As to the Christian Church, no word of its Blessed Founder indicates that it was committed by him to this theory, or that he even thought it worthy of his attention.
How, like so many other dogmas never dreamed of by Jesus of Nazareth and those who knew him best, it was developed, it does not lie within the province of this chapter to point out; nor is it worth our while to dwell upon its evolution in the early Church, in the Middle Ages, at the Reformation, and in various branches of the Protestant Church: suffice it that, though among English-speaking nations by far the most important influence in its favour has come from Milton's inspiration rather than from that of older sacred books, no doctrine has been more universally accepted, "always, everywhere, and by all," from the earliest fathers of the Church down to the present hour. On the other hand appeared at an early period the opposite view--that mankind, instead of having fallen from a high intellectual, moral, and religious condition, has slowly risen from low and brutal beginnings. In Greece, among the philosophers contemporary with Socrates, we find Critias depicting a rise of man, from a time when he was beastlike and lawless, through a period when laws were developed, to a time when morality received enforcement from religion; but among all the statements of this theory the most noteworthy is that given by Lucretius in his great poem on The Nature of Things.
Despite its errors, it remains among the most remarkable examples of prophetic insight in the history of our race.
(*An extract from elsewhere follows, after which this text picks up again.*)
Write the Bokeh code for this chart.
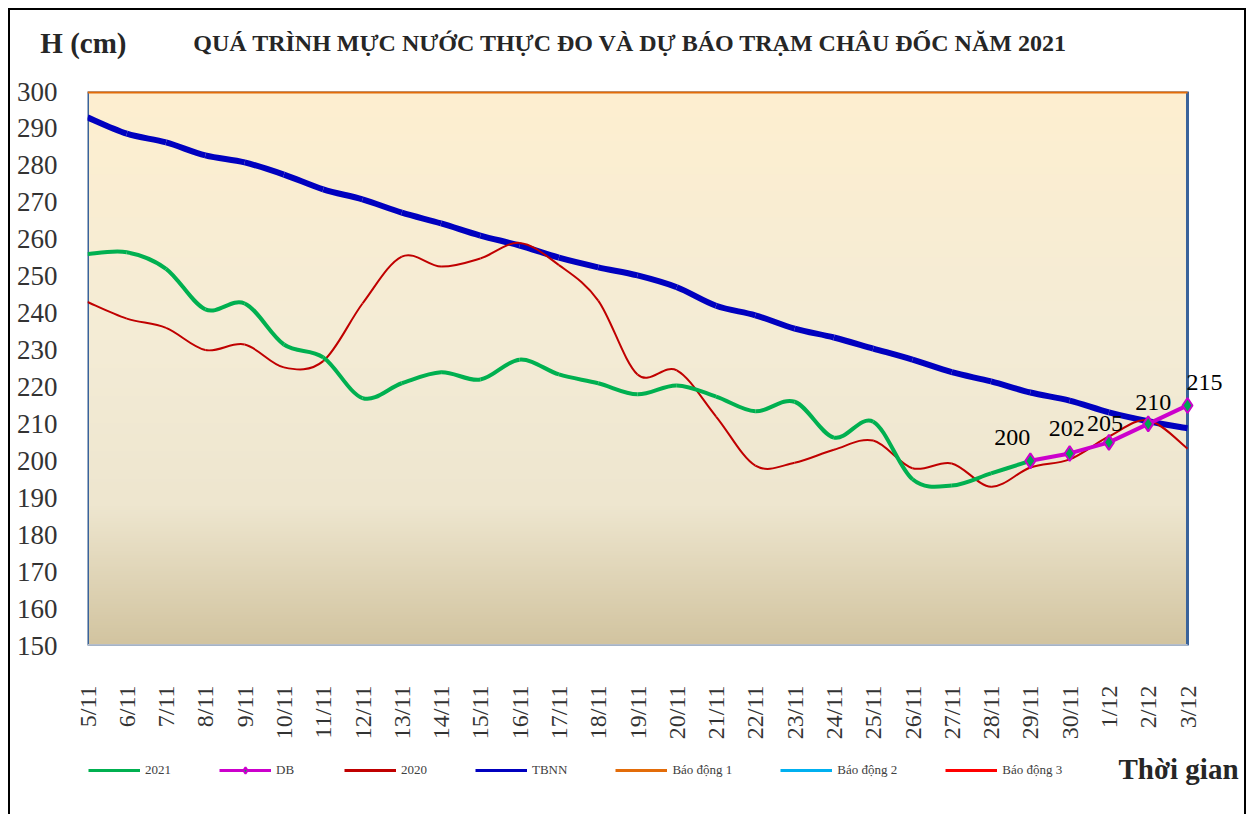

The inspiration of Lucretius gave him almost miraculous glimpses of truth; his view of the development of civilization from the rudest beginnings to the height of its achievements is a wonderful growth, rooted in observation and thought, branching forth into a multitude of striking facts and fancies; and among these is the statement regarding the sequence of inventions: "Man's earliest arms were fingers, teeth, and nails, And stones and fragments from the branching woods; Then copper next; and last, as latest traced, The tyrant, iron." Thus did the poet prophesy one of the most fruitful achievements of modern science: the discovery of that series of epochs which has been so carefully studied in our century. Very striking, also, is the statement of Horace, though his idea is evidently derived from Lucretius.